One of Munrow’s (many) important achievements with the Early Music Consort of London was to build on and further develop ideas of folk-influenced performance with panache and showmanship, particularly in medieval dance repertoire. In fact, Munrow often played medieval dances as concert encores and audiences loved his quick-fire shawm technique and his audacious recorder trills as he skilfully decorated the melodic lines whilst other members of the consort provided percussion and drone accompaniment.
Video of Munrow showing off his impressive shawm technique, in a 14th-century Italian Saltarello
Often such performances were so elaborate that James Bowman has remembered they were fondly referred to amongst the consort as ‘Turkish night-club music’ (BBC Radio 3, Mr Munrow, His Study, 2006). Even this little joke might contain important information because one of the many performers Munrow admired was Mustafa Kandirali, the Turkish folk clarinettist whose records he collected.

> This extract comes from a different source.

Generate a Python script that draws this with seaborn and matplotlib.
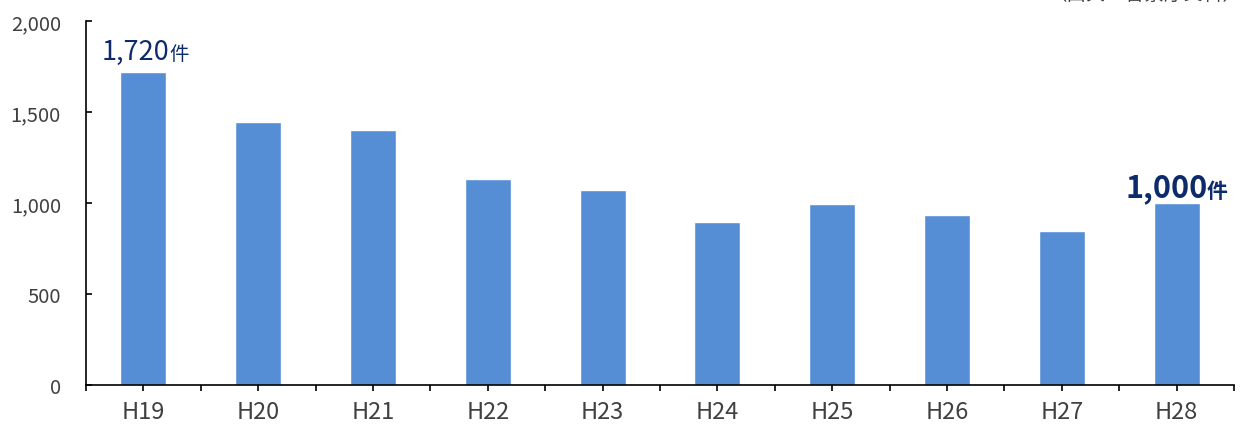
import numpy as np
import matplotlib.pyplot as plt
import seaborn as sns

years = ["H19", "H20", "H21", "H22", "H23", "H24", "H25", "H26", "H27", "H28"]
counts = [1720, 1445, 1400, 1130, 1070, 895, 995, 935, 845, 1000]
yticks = [0, 500, 1000, 1500, 2000]
ytick_labels = ["0", "500", "1,000", "1,500", "2,000"]

sns.set_theme(style="white")
plt.rcParams['font.family'] = ['Noto Sans CJK JP', 'DejaVu Sans']

fig = plt.figure(figsize=(12.45, 4.27), dpi=100)
ax = fig.add_axes([86 / 1245, 41 / 427, 1148 / 1245, 364 / 427])

sns.barplot(x=years, y=counts, color="#558ED5", saturation=1, width=0.4, ax=ax)

ax.set_xlim(-0.5, len(years) - 0.5)
ax.set_ylim(0, 2000)
ax.set_yticks(yticks)
ax.set_yticklabels(ytick_labels)
ax.set_xticks(np.arange(-0.5, len(years), 1.0), minor=True)
ax.set_xlabel('')
ax.set_ylabel('')

for side in ['top', 'right']:
    ax.spines[side].set_visible(False)
for side in ['left', 'bottom']:
    ax.spines[side].set_color('black')
    ax.spines[side].set_linewidth(1.2)

ax.tick_params(axis='y', direction='in', length=4, width=1.2, color='black',
               labelsize=14.5, labelcolor='#404040', pad=18, left=True)
ax.tick_params(axis='x', which='major', direction='inout', length=8, width=1.2,
               color='black', labelsize=17, labelcolor='#404040', pad=7, bottom=True)
ax.tick_params(axis='x', which='minor', direction='out', length=4, width=1.2,
               color='black', bottom=True)

navy = "#0D2A6B"
# first year label
ax.text(0.23, counts[0] + 70, "1,720", ha='right', va='baseline',
        fontsize=19.5, color=navy)
ax.text(0.225, counts[0] + 70, "件", ha='left', va='baseline',
        fontsize=14, color=navy)
# last year label
ax.text(9.27, counts[-1] + 35, "1,000", ha='right', va='baseline',
        fontsize=22, fontweight='bold', color=navy)
ax.text(9.265, counts[-1] + 35, "件", ha='left', va='baseline',
        fontsize=15, fontweight='bold', color=navy)

fig.text(0.998, 1 - 5 / 427, "（出典：警察庁資料）", ha='right', va='bottom',
         fontsize=14, color='#404040')

fig.savefig("out.png", dpi=100)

Early music, and medieval music in particular, has a long association with using folk music-models as templates for performance. The results are often fascinating, beautiful and striking, and despite current theories promoting predominantly vocal performance in medieval motets and chansons, the bright array of medieval instruments, with all their folk-resonances, remain a source of fascination and preoccupation for many musicians and audiences in the medieval dance repertoire.

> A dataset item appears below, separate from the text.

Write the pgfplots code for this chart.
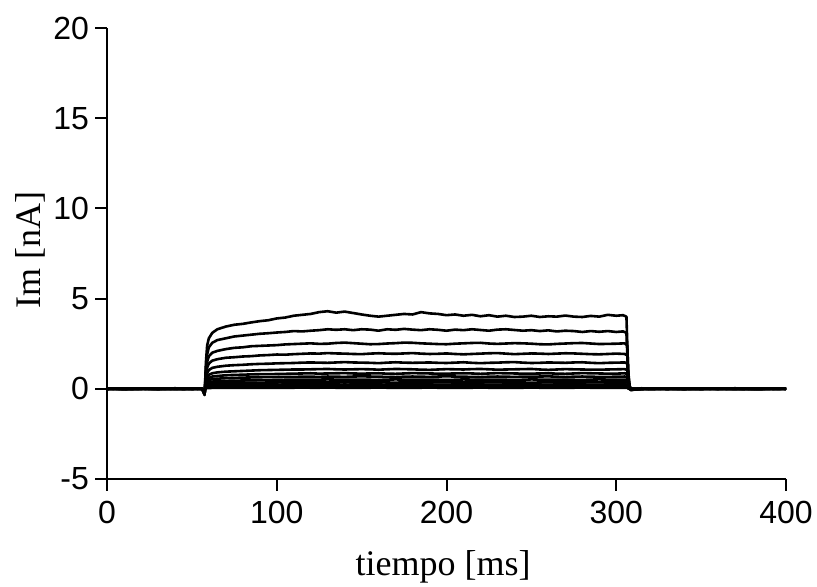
\documentclass[border=0pt]{standalone}
\usepackage{fontspec}
\setmainfont{Liberation Serif}
\newfontfamily\arial{Liberation Sans}
\usepackage{pgfplots}
\usepackage{pgfplotstable}
\pgfplotsset{compat=1.18}

\pgfplotstableread{
t c3 c4 c5 c6 c7 c8 c9 c10 c11 c12 c13
0 0.02 -0.01 0.01 0.0 -0.02 0.01 0.0 0.02 -0.01 0.0 0.01
15 -0.02 0.01 0.0 0.02 0.01 -0.01 0.02 0.0 0.01 -0.02 0.0
30 0.01 -0.02 0.02 -0.01 0.0 0.02 -0.01 0.01 0.0 0.01 -0.01
45 -0.01 0.02 -0.01 0.01 0.02 0.0 0.01 -0.02 0.01 0.0 0.02
56 0.0 0.0 0.01 -0.01 0.0 0.01 0.0 0.0 -0.01 0.01 0.0
57.5 -0.3 -0.28 -0.25 -0.22 -0.2 -0.18 -0.15 -0.12 -0.1 -0.08 -0.05
58.3 1.0 0.78 0.58 0.43 0.34 0.27 0.2 0.14 0.1 0.06 0.02
59 1.5 1.17 0.87 0.65 0.51 0.4 0.3 0.22 0.14 0.08 0.04
60 1.8 1.4 1.04 0.78 0.61 0.48 0.36 0.26 0.17 0.1 0.04
62 2.0 1.56 1.16 0.86 0.68 0.54 0.4 0.29 0.19 0.11 0.05
65 2.1 1.64 1.22 0.91 0.71 0.56 0.42 0.3 0.2 0.12 0.05
70 2.2 1.72 1.28 0.95 0.75 0.59 0.44 0.32 0.21 0.12 0.05
75 2.27 1.75 1.31 0.97 0.77 0.6 0.45 0.32 0.22 0.13 0.05
80 2.3 1.79 1.33 0.99 0.78 0.62 0.46 0.33 0.22 0.13 0.06
85 2.36 1.81 1.36 1.01 0.8 0.63 0.47 0.34 0.23 0.12 0.06
90 2.38 1.85 1.38 1.03 0.81 0.64 0.48 0.34 0.23 0.13 0.06
95 2.4 1.87 1.39 1.04 0.81 0.65 0.48 0.35 0.22 0.14 0.05
100 2.42 1.9 1.41 1.05 0.82 0.65 0.49 0.35 0.23 0.14 0.06
105 2.46 1.89 1.42 1.06 0.83 0.66 0.5 0.36 0.24 0.13 0.06
110 2.48 1.92 1.43 1.07 0.84 0.66 0.5 0.36 0.24 0.14 0.06
115 2.5 1.94 1.45 1.07 0.85 0.67 0.51 0.35 0.24 0.15 0.07
120 2.52 1.96 1.46 1.08 0.86 0.67 0.5 0.36 0.24 0.14 0.06
125 2.49 1.95 1.45 1.09 0.84 0.66 0.51 0.36 0.25 0.14 0.06
130 2.5 1.98 1.44 1.1 0.85 0.68 0.52 0.37 0.25 0.15 0.07
135 2.54 1.96 1.46 1.08 0.86 0.67 0.51 0.36 0.24 0.14 0.06
140 2.56 1.95 1.48 1.07 0.87 0.66 0.5 0.35 0.23 0.13 0.05
145 2.53 1.93 1.46 1.08 0.85 0.68 0.5 0.36 0.24 0.14 0.06
150 2.5 1.92 1.45 1.09 0.84 0.69 0.51 0.37 0.25 0.15 0.06
155 2.47 1.95 1.44 1.08 0.85 0.68 0.5 0.36 0.24 0.14 0.06
160 2.48 1.97 1.42 1.06 0.86 0.67 0.49 0.36 0.24 0.14 0.07
165 2.51 1.95 1.45 1.08 0.84 0.66 0.51 0.35 0.23 0.14 0.06
170 2.53 1.94 1.47 1.1 0.83 0.65 0.52 0.34 0.23 0.13 0.05
175 2.56 1.96 1.45 1.09 0.85 0.67 0.51 0.36 0.24 0.14 0.06
180 2.55 1.98 1.44 1.08 0.87 0.68 0.5 0.37 0.25 0.15 0.06
185 2.52 1.95 1.45 1.06 0.86 0.67 0.5 0.36 0.24 0.14 0.06
190 2.5 1.93 1.46 1.05 0.85 0.66 0.51 0.35 0.24 0.14 0.07
195 2.48 1.94 1.44 1.07 0.84 0.68 0.5 0.36 0.23 0.13 0.06
200 2.47 1.96 1.43 1.09 0.84 0.69 0.49 0.36 0.23 0.13 0.05
205 2.5 1.93 1.45 1.08 0.85 0.68 0.5 0.37 0.24 0.14 0.06
210 2.52 1.91 1.47 1.07 0.86 0.67 0.52 0.37 0.25 0.15 0.06
215 2.54 1.93 1.44 1.09 0.85 0.66 0.51 0.36 0.24 0.14 0.06
220 2.55 1.95 1.42 1.1 0.83 0.65 0.5 0.35 0.24 0.14 0.07
225 2.51 1.97 1.44 1.08 0.85 0.67 0.51 0.36 0.23 0.13 0.06
230 2.49 1.98 1.45 1.06 0.87 0.68 0.51 0.36 0.23 0.13 0.05
235 2.51 1.95 1.47 1.07 0.86 0.67 0.5 0.37 0.24 0.14 0.06
240 2.53 1.92 1.48 1.08 0.85 0.66 0.49 0.37 0.25 0.15 0.06
245 2.52 1.94 1.45 1.09 0.84 0.67 0.5 0.35 0.24 0.14 0.06
250 2.5 1.96 1.43 1.1 0.84 0.67 0.52 0.34 0.24 0.14 0.07
255 2.47 1.95 1.44 1.07 0.85 0.68 0.51 0.35 0.23 0.14 0.06
260 2.46 1.93 1.46 1.05 0.86 0.69 0.5 0.36 0.23 0.13 0.05
265 2.49 1.95 1.45 1.07 0.84 0.67 0.5 0.37 0.24 0.14 0.06
270 2.51 1.97 1.44 1.09 0.83 0.65 0.51 0.37 0.25 0.15 0.06
275 2.53 1.96 1.46 1.08 0.85 0.67 0.5 0.36 0.24 0.14 0.06
280 2.54 1.94 1.47 1.07 0.87 0.68 0.49 0.35 0.24 0.14 0.07
285 2.51 1.92 1.44 1.06 0.86 0.67 0.51 0.36 0.23 0.13 0.06
290 2.48 1.91 1.42 1.06 0.85 0.66 0.52 0.36 0.23 0.13 0.05
295 2.49 1.93 1.44 1.07 0.84 0.66 0.51 0.37 0.24 0.14 0.06
300 2.5 1.95 1.45 1.08 0.84 0.67 0.5 0.37 0.25 0.15 0.06
305 2.52 1.93 1.46 1.09 0.86 0.68 0.51 0.36 0.24 0.14 0.06
306.5 2.4 1.85 1.4 1.04 0.82 0.65 0.49 0.35 0.23 0.13 0.06
307.3 0.3 0.2 0.15 0.1 0.08 0.06 0.04 0.03 0.02 0.01 0.0
308.5 -0.08 -0.06 -0.05 -0.04 -0.03 -0.02 -0.02 -0.01 -0.01 0.0 0.0
315 0.02 0.0 0.01 -0.01 0.02 0.0 0.01 -0.02 0.0 0.01 -0.01
330 -0.01 0.02 -0.02 0.01 0.0 0.02 -0.01 0.0 0.01 -0.01 0.02
350 0.02 -0.01 0.01 -0.02 0.01 0.0 0.02 -0.01 0.0 0.02 -0.01
370 -0.02 0.01 0.0 0.02 -0.01 0.01 0.0 0.02 -0.02 0.0 0.01
385 0.01 -0.02 0.02 0.0 0.01 -0.01 0.01 0.0 0.01 -0.01 0.0
400 0.0 0.01 -0.01 0.01 0.0 0.01 -0.01 0.01 0.0 0.01 0.0
}\lowtraces

\begin{document}
\begin{tikzpicture}
\path[use as bounding box] (-53.5pt,-54pt) rectangle (355pt,239.5pt);
\begin{axis}[
  at={(0,0)}, anchor=south west,
  scale only axis, width=339.5pt, height=225.5pt,
  xmin=0, xmax=400, ymin=-5, ymax=20,
  axis x line*=bottom, axis y line*=left,
  axis line style={-, line width=1pt},
  xtick={0,100,200,300,400}, ytick={-5,0,5,10,15,20},
  tick align=outside, major tick length=6pt,
  tick style={line width=1pt, black},
  /pgf/number format/assume math mode=true,
  tick label style={font=\arial\fontsize{16}{18}\selectfont},
  xticklabel style={yshift=-1.5pt},
  yticklabel style={xshift=0.5pt},
  xlabel={tiempo [ms]}, ylabel={Im [nA]},
  label style={font=\fontsize{18}{20}\selectfont},
  xlabel style={at={([yshift=-44pt]axis description cs:0.495,0)}, anchor=center},
  ylabel style={at={([xshift=-38.5pt]axis description cs:0,0.508)}, anchor=center},
  cycle list={{black, solid, no markers}},
  every axis plot post/.append style={line width=1.3pt, line join=round, black, no markers},
]
\addplot coordinates {(0,0.02)(10,-0.03)(20,0.01)(30,-0.02)(40,0.03)(50,-0.01)(56,0.0)(57.5,-0.35)(58.3,1.5)(59,2.4)(60,2.8)(62,3.1)(65,3.3)(70,3.45)(75,3.55)(80,3.6)(85,3.68)(90,3.75)(95,3.8)(100,3.9)(105,3.95)(110,4.05)(115,4.1)(120,4.15)(125,4.25)(130,4.3)(135,4.22)(140,4.28)(145,4.2)(150,4.12)(155,4.05)(160,4.0)(165,4.05)(170,4.1)(175,4.15)(180,4.12)(185,4.25)(190,4.18)(195,4.15)(200,4.08)(205,4.12)(210,4.05)(215,4.1)(220,4.02)(225,4.08)(230,4.0)(235,4.05)(240,3.98)(245,4.0)(250,4.05)(255,3.98)(260,4.02)(265,4.0)(270,4.06)(275,4.0)(280,3.98)(285,4.04)(290,4.0)(295,4.1)(300,4.05)(304,4.08)(306,4.0)(307,1.0)(308,0.1)(310,-0.05)(315,0.03)(320,-0.02)(330,0.02)(340,-0.03)(350,0.02)(360,-0.01)(370,0.03)(380,-0.02)(390,0.01)(400,0.0)};
\addplot coordinates {(0,-0.01)(20,0.02)(40,-0.02)(56,0.01)(57.5,-0.32)(58.3,1.2)(59,1.9)(60,2.3)(62,2.55)(65,2.7)(70,2.8)(75,2.9)(80,2.95)(85,3.0)(90,3.05)(95,3.08)(100,3.12)(105,3.15)(110,3.2)(115,3.18)(120,3.22)(125,3.25)(130,3.3)(135,3.27)(140,3.3)(145,3.25)(150,3.3)(155,3.28)(160,3.22)(165,3.3)(170,3.27)(175,3.32)(180,3.28)(185,3.25)(190,3.3)(195,3.27)(200,3.22)(205,3.28)(210,3.25)(215,3.3)(220,3.26)(225,3.22)(230,3.28)(235,3.3)(240,3.26)(245,3.22)(250,3.25)(255,3.2)(260,3.24)(265,3.18)(270,3.22)(275,3.2)(280,3.15)(285,3.2)(290,3.16)(295,3.2)(300,3.15)(304,3.18)(306,3.1)(307,0.8)(308,0.05)(312,-0.04)(320,0.02)(340,-0.01)(360,0.02)(380,-0.02)(400,0.01)};
\addplot table[x=t,y=c3] {\lowtraces};
\addplot table[x=t,y=c4] {\lowtraces};
\addplot table[x=t,y=c5] {\lowtraces};
\addplot table[x=t,y=c6] {\lowtraces};
\addplot table[x=t,y=c7] {\lowtraces};
\addplot table[x=t,y=c8] {\lowtraces};
\addplot table[x=t,y=c9] {\lowtraces};
\addplot table[x=t,y=c10] {\lowtraces};
\addplot table[x=t,y=c11] {\lowtraces};
\addplot table[x=t,y=c12] {\lowtraces};
\addplot table[x=t,y=c13] {\lowtraces};
\end{axis}
\end{tikzpicture}
\end{document}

Certainly David Munrow was a performer in which dazzling technical ability met with both an active historical imagination and a keen musicianship enabling him to explore this area of medieval music in both performance and theory. Added to his abilities as a public speaker and broadcaster he brought such orientalisms and medievalisms into the mainstream during the 1970s and, even though the shifting sands of musicology have outdated some of his ideas, his performances are still treasured today for their vitality and conviction.

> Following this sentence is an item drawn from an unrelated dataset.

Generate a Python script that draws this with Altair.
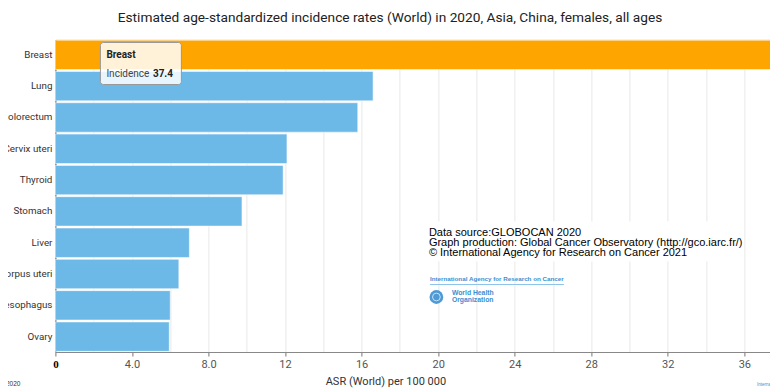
import altair as alt
import pandas as pd

# ---- data ----
sites = ["Breast", "Lung", "Colorectum", "Cervix uteri", "Thyroid",
         "Stomach", "Liver", "Corpus uteri", "Oesophagus", "Ovary"]
asr = [37.4, 16.6, 15.8, 12.1, 11.9, 9.75, 7.0, 6.45, 6.0, 5.95]
highlight = "Breast"
x_grid_values = [0, 2, 4, 6, 8, 10, 12, 14, 16, 18, 20, 22, 24, 26, 28, 30, 32, 34, 36]
title_text = "Estimated age-standardized incidence rates (World) in 2020, Asia, China, females, all ages"
x_title = "ASR (World) per 100 000"
tooltip_label = "Incidence"
source_lines = ["Data source:GLOBOCAN 2020",
                "Graph production: Global Cancer Observatory (http://gco.iarc.fr/)",
                "\u00a9 International Agency for Research on Cancer 2021"]
iarc_text = "International Agency for Research on Cancer"
who_lines = ["World Health", "Organization"]
footer_left = "\u00a9 International Agency for Research on Cancer 2020"
footer_right = "International Agency for Research on Cancer"

df = pd.DataFrame({"site": sites, "asr": asr})
tip_df = pd.DataFrame({"site": [sites[0]], "val": [f"{asr[0]:.1f}"], "lab": [tooltip_label]})

W, H = 714.6, 312.5
FONT = "Roboto"
BLUE = "#6cb8e6"
ORANGE = "#ffa500"

base = alt.Chart(df)

bars = base.mark_bar(stroke="white", strokeOpacity=0.55, strokeWidth=1).encode(
    y=alt.Y("site:N", sort=sites, title=None,
            scale=alt.Scale(paddingInner=0.06, paddingOuter=0.02),
            axis=alt.Axis(labelFont=FONT, labelFontSize=9.8, labelColor="#333",
                          labelPadding=3.5, ticks=False, domainColor="#888",
                          domainWidth=1.5, grid=False, labelLimit=200)),
    x=alt.X("asr:Q", title=x_title,
            scale=alt.Scale(domain=[0, 37.34], nice=False, zero=True),
            axis=alt.Axis(values=x_grid_values, grid=True, gridColor="#e8e8e8",
                          domainColor="#888", domainWidth=1,
                          tickColor={"condition": {"test": "datum.value % 4 !== 0", "value": "transparent"}, "value": "#777"},
                          tickSize=4,
                          labelExpr="datum.value % 4 !== 0 ? '' : datum.value === 0 ? '0' : datum.value < 10 ? format(datum.value, '.1f') : format(datum.value, 'd')",
                          labelFont={"condition": {"test": "datum.value === 0", "value": "Liberation Serif"}, "value": FONT},
                          labelFontWeight={"condition": {"test": "datum.value === 0", "value": "bold"}, "value": "normal"},
                          labelColor={"condition": {"test": "datum.value === 0", "value": "#000"}, "value": "#555"},
                          labelFontSize=11, labelPadding=2, labelFlush=False,
                          titleFont=FONT, titleFontSize=11, titleFontWeight="normal",
                          titleColor="#333", titleX=330, titleY=29, titleAlign="center",
                          titleBaseline="middle")),
    color=alt.condition(alt.datum.site == highlight, alt.value(ORANGE), alt.value(BLUE)),
)

title = alt.Chart(pd.DataFrame({"t": [title_text]})).mark_text(
    font=FONT, fontSize=13.7, color="#222", align="center", baseline="middle"
).encode(text="t:N", x=alt.value(334.6), y=alt.value(-22))

# tooltip box
tip_box = alt.Chart(tip_df).mark_rect(
    fill="white", fillOpacity=0.85, stroke="#999", strokeWidth=1, cornerRadius=3
).encode(x=alt.value(45), x2=alt.value(126), y=alt.value(3), y2=alt.value(45))
tip_name = alt.Chart(tip_df).mark_text(
    font=FONT, fontSize=10, fontWeight="bold", color="#222", align="left", baseline="alphabetic"
).encode(text="site:N", x=alt.value(51), y=alt.value(18))
tip_lab = alt.Chart(tip_df).mark_text(
    font=FONT, fontSize=10, color="#444", align="left", baseline="alphabetic"
).encode(text="lab:N", x=alt.value(51), y=alt.value(37))
tip_val = alt.Chart(tip_df).mark_text(
    font=FONT, fontSize=10, fontWeight="bold", color="#222", align="left", baseline="alphabetic"
).encode(text="val:N", x=alt.value(97.5), y=alt.value(37))

# data source box
src_box = alt.Chart(tip_df).mark_rect(fill="white").encode(
    x=alt.value(370), x2=alt.value(687), y=alt.value(182), y2=alt.value(222))
src_text = alt.Chart(tip_df).mark_text(
    font="Liberation Sans", fontSize=11.0, color="#000", align="left",
    baseline="alphabetic", lineHeight=9.8
).encode(text=alt.value(source_lines), x=alt.value(373.5), y=alt.value(196.5))

iarc = alt.Chart(tip_df).mark_text(
    font="Liberation Sans", fontSize=6.25, fontWeight="bold", color="#3a8fd2",
    align="left", baseline="alphabetic"
).encode(text=alt.value(iarc_text), x=alt.value(374.5), y=alt.value(241.5))
iarc_line = alt.Chart(tip_df).mark_rule(color="#8cc4ec", strokeWidth=1).encode(
    x=alt.value(374.5), x2=alt.value(508.5), y=alt.value(245))
who_circle = alt.Chart(tip_df).mark_point(
    shape="circle", filled=True, color="#3a8fd2", size=190, opacity=0.9
).encode(x=alt.value(381), y=alt.value(257.5))
who_inner = alt.Chart(tip_df).mark_point(
    shape="circle", filled=False, color="white", size=60, strokeWidth=1
).encode(x=alt.value(381), y=alt.value(257.5))
who_text = alt.Chart(tip_df).mark_text(
    font="Liberation Sans", fontSize=6.8, fontWeight="bold", color="#3a8fd2",
    align="left", baseline="alphabetic", lineHeight=7
).encode(text=alt.value(who_lines), x=alt.value(396.5), y=alt.value(255.5))

foot_l = alt.Chart(tip_df).mark_text(
    font="Liberation Sans", fontSize=6.5, color="#333", align="right", baseline="middle"
).encode(text=alt.value(footer_left), x=alt.value(-35), y=alt.value(344))
foot_r = alt.Chart(tip_df).mark_text(
    font="Liberation Sans", fontSize=4.5, color="#3a8fd2", align="left", baseline="middle"
).encode(text=alt.value(footer_right), x=alt.value(701.5), y=alt.value(345.5))

chart = alt.layer(
    bars, title, tip_box, tip_name, tip_lab, tip_val,
    src_box, src_text, iarc, iarc_line, who_circle, who_inner, who_text,
    foot_l, foot_r
).properties(
    width=W, height=H,
    autosize=alt.AutoSizeParams(type="none"),
    padding={"left": 47.4, "top": 31.5, "right": 0, "bottom": 38},
).configure_view(stroke=None).configure(background="white")

chart.save("out.html", embed_options={"renderer": "svg", "actions": False})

© Edward Breen 2015 – All rights reserved
Thanks are due to David Griffith for the photo of the EMC, which came from his excellent David Munrow website.

Also of interest

The forgotten harpsichord teacher of Christopher Hogwood & Colin Tilney (in whose living room the Early Music Consort rehearsed).
Contemporaries of David Munrow Remember


Jeremy Barlow
Very interesting. I was with David Munrow in the RSC Wind Band at Stratford for the 1965 season. David played bassoon in the band and I think Guy Woolfenden also wrote for him on recorder. But I don’t remember him writing for any of the other early wind instruments that David played, though I could be wrong. One reason that Guy may not have written for any other instrument than bassoon or recorder was that, even in 1965, David had many other commitments and often put in a deputy. So busy was he that on one night two bassoonists turned up, while for another performance no-one appeared. If Guy had written for crumhorn or shawm it would have been hard at that time for David to find a deputy on the instrument.
By the way, Guy Woolfenden was a fine musical director, but I wouldn’t describe him as ‘visionary’.